Step 3: Validate with cohort analysis
Compare revenue outcomes for customers on different tiers:
- Starter tier customers: What % upgrade within 12 months? To which tier?
- Professional tier customers: What's their expansion rate vs. downgrades?
- Enterprise tier customers: What's their retention vs. lower tiers?
If 60% of Starter customers upgrade to Professional within 6 months, your Starter tier is under-featured. If only 5% of Professional customers ever upgrade to Enterprise, your Enterprise tier is over-featured or over-priced.
The Usage-Based Pricing Opportunity
Many B2B companies charge flat fees regardless of usage intensity. This creates value misalignment: light users overpay (and churn), heavy users underpay (leaving money on the table).
Usage-based pricing aligns cost with value, but only if you pick the right usage metric.
Evaluate usage-based pricing fit:
Signal 1: Wide variance in usage intensity
If your 90th percentile user uses 10x more than your median user, usage-based pricing captures that variance. If usage is relatively uniform, stick to flat pricing.
Analyze: distribution of your value metric across customers. If it's highly skewed (some users use WAY more than others), usage-based pricing might make sense.
Signal 2: Usage correlates with business outcomes
High-usage customers should have better retention, higher NRR, and stronger satisfaction. If usage doesn't correlate with these outcomes, usage-based pricing won't work—you'd be charging more to customers who aren't getting proportional value.
Signal 3: Usage is predictable and controllable
Usage-based pricing works when customers can predict and control their usage. If usage spikes unexpectedly, it creates bill shock and churn.
Example: Charging per API call works if customers can estimate call volume. Charging per "data point processed" fails if customers can't predict how many data points they'll have.
Step 4: Test usage-based pricing in a segment
Don't rip out your current pricing. Test usage-based models with new customers or in a specific segment.
Track:
- Conversion rates (vs. flat pricing)
- Revenue per customer
- Retention rates
- Customer satisfaction with pricing model
If usage-based pricing shows equal or better conversion, higher revenue, and maintained retention, consider broader rollout.

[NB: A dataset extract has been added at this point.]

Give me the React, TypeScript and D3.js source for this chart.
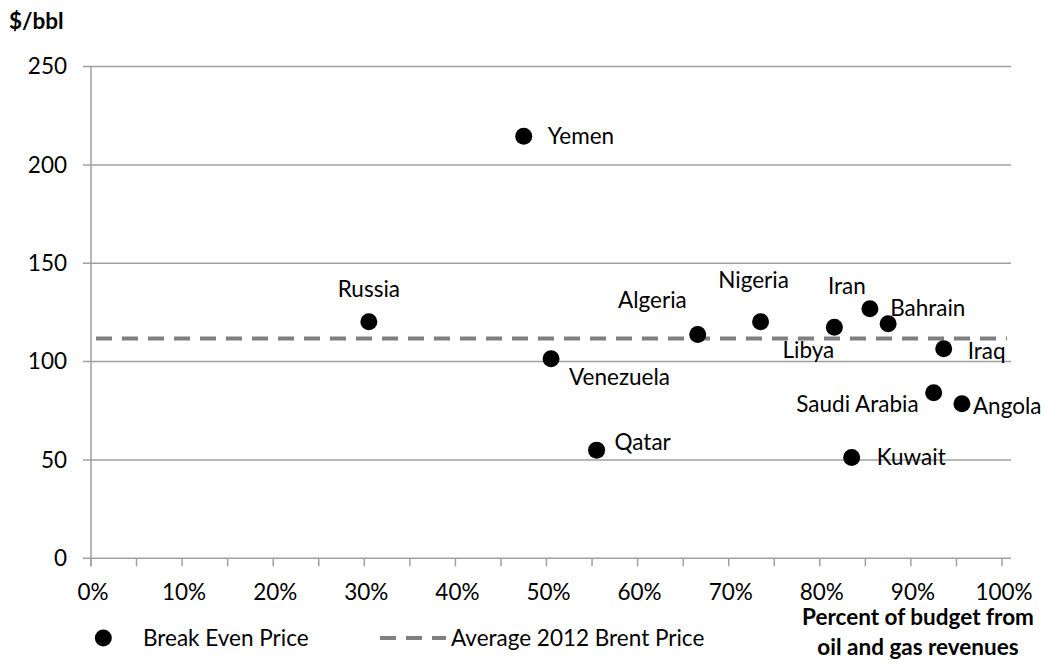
import React from "react";
import * as d3 from "d3";

const countries = ["Yemen", "Russia", "Venezuela", "Qatar", "Algeria", "Nigeria", "Libya", "Iran", "Bahrain", "Iraq", "Saudi Arabia", "Angola", "Kuwait"];
const budgetShare = [0.475, 0.305, 0.505, 0.555, 0.666, 0.735, 0.816, 0.855, 0.875, 0.936, 0.925, 0.956, 0.835];
const breakEven = [214.6, 120.3, 101.5, 55, 113.8, 120.3, 117.5, 126.9, 119.3, 106.5, 84.2, 78.6, 51.2];
const brentAvg2012 = 111.7;
const xTicks = [0, 0.1, 0.2, 0.3, 0.4, 0.5, 0.6, 0.7, 0.8, 0.9, 1.0];
const xMinorTicks = d3.range(0, 21).map((i) => i * 0.05);
const yTicks = [0, 50, 100, 150, 200, 250];
const legendLabels = ["Break Even Price", "Average 2012 Brent Price"];
const yAxisTitle = "$/bbl";
const xAxisTitle = ["Percent of budget from", "oil and gas revenues"];

// label placement relative to each dot: [dx, dy, anchor]
const labelPlacement: Record<string, [number, number, string]> = {
  Yemen: [24, 0, "start"],
  Russia: [0, -33, "middle"],
  Venezuela: [18, 18, "start"],
  Qatar: [18, -8, "start"],
  Algeria: [-11, -34, "end"],
  Nigeria: [-7, -42, "middle"],
  Libya: [-26, 23, "middle"],
  Iran: [-23, -23, "middle"],
  Bahrain: [2, -16, "start"],
  Iraq: [24, 2, "start"],
  "Saudi Arabia": [-15, 11, "end"],
  Angola: [11, 2, "start"],
  Kuwait: [25, 0, "start"],
};

const FONT = "Lato, 'Open Sans', sans-serif";
const FS = 22.5;
const GRID = "#a0a0a0";

export default function App() {
  const W = 1044, H = 665;
  const plotLeft = 91, plotRight = 1011, plotTop = 66.6, plotBottom = 558.3;
  const x = d3.scaleLinear().domain([0, 1]).range([91, 1002]);
  const y = d3.scaleLinear().domain([0, 250]).range([plotBottom, plotTop]);
  const pctFmt = d3.format(".0%");

  return (
    <svg width={W} height={H} style={{ position: "absolute", left: 0, top: 0, background: "#fff" }} fontFamily={FONT}>
      <rect x={0} y={0} width={W} height={H} fill="#fff" />
      {/* y title */}
      <text x={9} y={29} fontSize={FS} fontWeight="bold" fill="#000">{yAxisTitle}</text>
      {/* gridlines */}
      {yTicks.map((t) => (
        <g key={t}>
          <line x1={plotLeft - 8} x2={plotRight} y1={y(t)} y2={y(t)} stroke={GRID} strokeWidth={1.5} />
          <text x={67} y={y(t)} dy="0.35em" textAnchor="end" fontSize={FS} fill="#000">{t}</text>
        </g>
      ))}
      {/* y axis line */}
      <line x1={plotLeft} x2={plotLeft} y1={plotTop} y2={plotBottom + 8} stroke={GRID} strokeWidth={1.5} />
      {/* x ticks */}
      {xMinorTicks.map((t, i) => (
        <line key={i} x1={x(t)} x2={x(t)} y1={plotBottom} y2={plotBottom + 8} stroke={GRID} strokeWidth={1.5} />
      ))}
      {xTicks.map((t, i) => (
        <text key={i} x={x(t) + 2} y={592} dy="0.35em" textAnchor="middle" fontSize={FS} fill="#000">{pctFmt(t)}</text>
      ))}
      {/* Brent average line */}
      <line x1={x(0) + 5} x2={x(1) + 5} y1={y(brentAvg2012)} y2={y(brentAvg2012)} stroke="#808080" strokeWidth={4} strokeDasharray="16 10" />
      {/* points */}
      {countries.map((c, i) => {
        const px = x(budgetShare[i]);
        const py = y(breakEven[i]);
        const [dx, dy, anchor] = labelPlacement[c];
        return (
          <g key={c}>
            <circle cx={px} cy={py} r={8.5} fill="#000" />
            <text x={px + dx} y={py + dy} dy="0.35em" textAnchor={anchor as any} fontSize={FS} fill="#000">{c}</text>
          </g>
        );
      })}
      {/* legend */}
      <circle cx={103.3} cy={638} r={8.5} fill="#000" />
      <text x={143} y={638} dy="0.35em" fontSize={FS} fill="#000">{legendLabels[0]}</text>
      <line x1={380} x2={446} y1={638} y2={638} stroke="#808080" strokeWidth={4} strokeDasharray="16 10" />
      <text x={451} y={638} dy="0.35em" fontSize={FS} fill="#000">{legendLabels[1]}</text>
      {/* x title */}
      {xAxisTitle.map((l, i) => (
        <text key={i} x={918} y={617 + i * 30} dy="0.35em" textAnchor="middle" fontSize={FS} fontWeight="bold" fill="#000">{l}</text>
      ))}
    </svg>
  );
}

The Freemium Boundary Analysis
If you offer a free tier, analytics reveals where to draw the line between free and paid.
The wrong approach: Limit free tier by arbitrary metrics (10 users, 5 projects, 100MB storage)
The right approach: Limit free tier just below the threshold where users extract serious business value
Step 1: Identify the activation threshold
At what usage level do free users become valuable enough that they should pay?

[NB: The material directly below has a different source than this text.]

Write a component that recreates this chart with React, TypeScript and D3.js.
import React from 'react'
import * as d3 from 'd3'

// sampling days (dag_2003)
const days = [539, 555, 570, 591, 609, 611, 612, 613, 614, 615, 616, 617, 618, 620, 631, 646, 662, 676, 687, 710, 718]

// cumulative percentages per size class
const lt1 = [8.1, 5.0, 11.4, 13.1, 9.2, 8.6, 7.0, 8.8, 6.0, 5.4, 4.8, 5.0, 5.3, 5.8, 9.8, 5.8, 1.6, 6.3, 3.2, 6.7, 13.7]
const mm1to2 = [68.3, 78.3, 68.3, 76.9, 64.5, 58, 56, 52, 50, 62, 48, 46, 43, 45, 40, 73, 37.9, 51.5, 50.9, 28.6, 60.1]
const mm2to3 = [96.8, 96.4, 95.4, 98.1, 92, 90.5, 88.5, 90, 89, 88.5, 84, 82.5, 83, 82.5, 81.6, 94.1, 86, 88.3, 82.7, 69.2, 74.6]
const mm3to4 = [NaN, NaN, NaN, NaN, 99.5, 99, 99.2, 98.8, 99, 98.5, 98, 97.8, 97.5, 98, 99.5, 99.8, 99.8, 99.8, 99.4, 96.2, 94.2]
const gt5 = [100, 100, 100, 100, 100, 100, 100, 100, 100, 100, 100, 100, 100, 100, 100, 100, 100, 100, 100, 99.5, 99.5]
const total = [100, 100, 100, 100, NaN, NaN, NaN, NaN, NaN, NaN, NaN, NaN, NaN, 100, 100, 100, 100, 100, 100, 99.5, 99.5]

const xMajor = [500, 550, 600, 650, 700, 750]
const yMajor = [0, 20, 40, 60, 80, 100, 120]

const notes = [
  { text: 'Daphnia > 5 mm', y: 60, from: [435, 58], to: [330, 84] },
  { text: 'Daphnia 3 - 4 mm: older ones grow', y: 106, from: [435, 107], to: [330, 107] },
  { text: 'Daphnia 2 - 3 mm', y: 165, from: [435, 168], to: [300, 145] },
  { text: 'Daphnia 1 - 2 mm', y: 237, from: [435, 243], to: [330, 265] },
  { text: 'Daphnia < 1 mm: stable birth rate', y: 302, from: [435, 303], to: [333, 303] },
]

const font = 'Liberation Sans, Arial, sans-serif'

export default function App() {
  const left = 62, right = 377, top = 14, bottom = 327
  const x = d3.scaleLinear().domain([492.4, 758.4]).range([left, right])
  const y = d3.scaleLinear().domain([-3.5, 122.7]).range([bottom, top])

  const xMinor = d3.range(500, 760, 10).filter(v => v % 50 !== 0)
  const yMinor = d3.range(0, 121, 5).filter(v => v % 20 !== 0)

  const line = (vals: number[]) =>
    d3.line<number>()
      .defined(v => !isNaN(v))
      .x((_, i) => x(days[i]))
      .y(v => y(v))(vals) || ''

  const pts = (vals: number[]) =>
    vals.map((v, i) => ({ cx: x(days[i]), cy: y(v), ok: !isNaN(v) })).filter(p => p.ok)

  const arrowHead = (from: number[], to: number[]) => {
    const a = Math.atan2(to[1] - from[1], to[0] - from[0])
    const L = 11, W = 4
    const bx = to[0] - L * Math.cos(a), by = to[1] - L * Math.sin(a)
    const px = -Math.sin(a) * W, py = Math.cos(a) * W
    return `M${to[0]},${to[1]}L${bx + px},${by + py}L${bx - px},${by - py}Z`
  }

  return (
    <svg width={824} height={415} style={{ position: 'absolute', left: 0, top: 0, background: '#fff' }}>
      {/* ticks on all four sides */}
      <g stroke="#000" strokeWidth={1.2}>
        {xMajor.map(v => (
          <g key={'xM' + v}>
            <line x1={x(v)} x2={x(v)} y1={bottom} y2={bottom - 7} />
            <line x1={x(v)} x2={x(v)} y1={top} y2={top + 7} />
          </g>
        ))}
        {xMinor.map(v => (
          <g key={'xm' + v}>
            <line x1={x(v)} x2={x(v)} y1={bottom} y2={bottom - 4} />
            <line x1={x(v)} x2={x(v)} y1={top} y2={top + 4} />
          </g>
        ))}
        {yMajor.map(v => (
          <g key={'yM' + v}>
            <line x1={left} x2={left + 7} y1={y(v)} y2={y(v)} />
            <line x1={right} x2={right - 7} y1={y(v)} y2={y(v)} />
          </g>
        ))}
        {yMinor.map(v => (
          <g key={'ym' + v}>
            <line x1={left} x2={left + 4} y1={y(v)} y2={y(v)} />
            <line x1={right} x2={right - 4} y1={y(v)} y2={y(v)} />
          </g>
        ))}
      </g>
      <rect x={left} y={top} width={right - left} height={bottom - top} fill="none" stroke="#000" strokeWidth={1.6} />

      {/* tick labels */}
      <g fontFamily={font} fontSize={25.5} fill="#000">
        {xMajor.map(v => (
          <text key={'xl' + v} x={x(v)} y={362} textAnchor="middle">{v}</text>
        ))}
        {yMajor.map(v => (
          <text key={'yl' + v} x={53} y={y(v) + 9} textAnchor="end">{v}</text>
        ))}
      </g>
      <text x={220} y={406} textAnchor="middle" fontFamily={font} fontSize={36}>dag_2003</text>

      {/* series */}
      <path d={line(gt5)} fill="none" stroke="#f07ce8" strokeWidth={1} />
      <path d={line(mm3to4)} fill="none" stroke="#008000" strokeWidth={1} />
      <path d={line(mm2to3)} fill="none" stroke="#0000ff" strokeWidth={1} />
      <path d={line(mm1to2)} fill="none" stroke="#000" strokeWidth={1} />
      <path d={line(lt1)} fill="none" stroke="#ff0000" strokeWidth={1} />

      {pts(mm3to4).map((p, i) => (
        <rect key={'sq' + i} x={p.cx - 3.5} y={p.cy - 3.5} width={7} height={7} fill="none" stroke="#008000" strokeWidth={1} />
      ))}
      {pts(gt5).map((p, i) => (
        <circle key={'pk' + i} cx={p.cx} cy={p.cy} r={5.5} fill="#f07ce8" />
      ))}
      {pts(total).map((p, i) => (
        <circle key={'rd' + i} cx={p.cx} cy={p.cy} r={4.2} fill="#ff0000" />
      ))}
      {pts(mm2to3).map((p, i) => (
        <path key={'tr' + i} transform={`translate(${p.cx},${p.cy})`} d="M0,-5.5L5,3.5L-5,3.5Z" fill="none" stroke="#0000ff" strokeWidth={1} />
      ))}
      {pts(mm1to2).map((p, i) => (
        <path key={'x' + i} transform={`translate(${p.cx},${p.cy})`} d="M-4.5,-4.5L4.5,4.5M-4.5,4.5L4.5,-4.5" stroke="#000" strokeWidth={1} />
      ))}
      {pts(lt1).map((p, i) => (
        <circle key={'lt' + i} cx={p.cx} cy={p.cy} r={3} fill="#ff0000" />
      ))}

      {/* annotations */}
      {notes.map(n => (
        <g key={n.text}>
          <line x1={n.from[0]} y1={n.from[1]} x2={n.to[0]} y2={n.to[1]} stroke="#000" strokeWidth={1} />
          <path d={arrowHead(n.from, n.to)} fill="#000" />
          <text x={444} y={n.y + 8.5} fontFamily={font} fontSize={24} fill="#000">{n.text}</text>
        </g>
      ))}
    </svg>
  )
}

Analyze free user behavior and identify the inflection point:
- Free users who create 1-3 reports rarely convert (2% conversion rate)
- Free users who create 4-10 reports sometimes convert (18% conversion rate)
- Free users who create 11+ reports frequently convert (47% conversion rate)
The inflection point is around 10 reports. That's when usage indicates serious value extraction.
Step 2: Set the free limit just below the inflection point
Cap free tier at 8 reports per month. This lets users validate value (create a few reports), but forces conversion right before they extract serious value (11+ reports).
Step 3: Validate with cohort comparison
Compare free users who hit the cap vs. those who don't:
- Users who hit the cap: 34% convert to paid within 60 days
- Users who don't hit the cap: 4% convert
If hitting the cap drives conversion (not just churn), you've found the right boundary.
If users who hit the cap mostly churn rather than convert, your free tier is too restrictive. You're forcing users to pay before they've experienced enough value to justify it.
The Pricing Experiment Framework
Don't make pricing changes based solely on analytics. Validate with experiments.
Test 1: Tier value perception
Show current customers (in survey or interview) your proposed tier structure. Ask:
- "Which tier would you choose if you were buying today?"
- "Do you feel like the features in each tier align with the price?"
- "Are there features in a higher tier you don't need, or features in a lower tier that feel essential?"
If 40% of current Professional customers would choose Starter tier if buying today, your Professional tier isn't differentiated enough.
Test 2: Price sensitivity by segment
Run van Westendorp pricing sensitivity analysis by customer segment (company size, industry, use case).
Ask four questions:
- At what price would this product be so expensive you wouldn't consider it?
- At what price would you consider it expensive, but still might buy it?
- At what price would you consider it a bargain?
- At what price would it be so cheap you'd question the quality?
Plot responses to find the optimal price range for each segment. You might discover enterprise customers are willing to pay 3x what SMB customers will, justifying segment-specific pricing.
Test 3: New customer pricing variants
A/B test pricing models with new signups (if you have sufficient volume):
- Variant A: Current pricing
- Variant B: New value-based pricing
- Variant C: Usage-based pricing
Track conversion rates, activation rates, and early retention (30/60 day). This shows not just which pricing converts better, but which attracts customers who actually succeed with the product.
Analytics reveals what customers value and how they use your product. Experiments validate whether they'll pay for it. Together, they create pricing that aligns with real value delivery instead of market assumptions.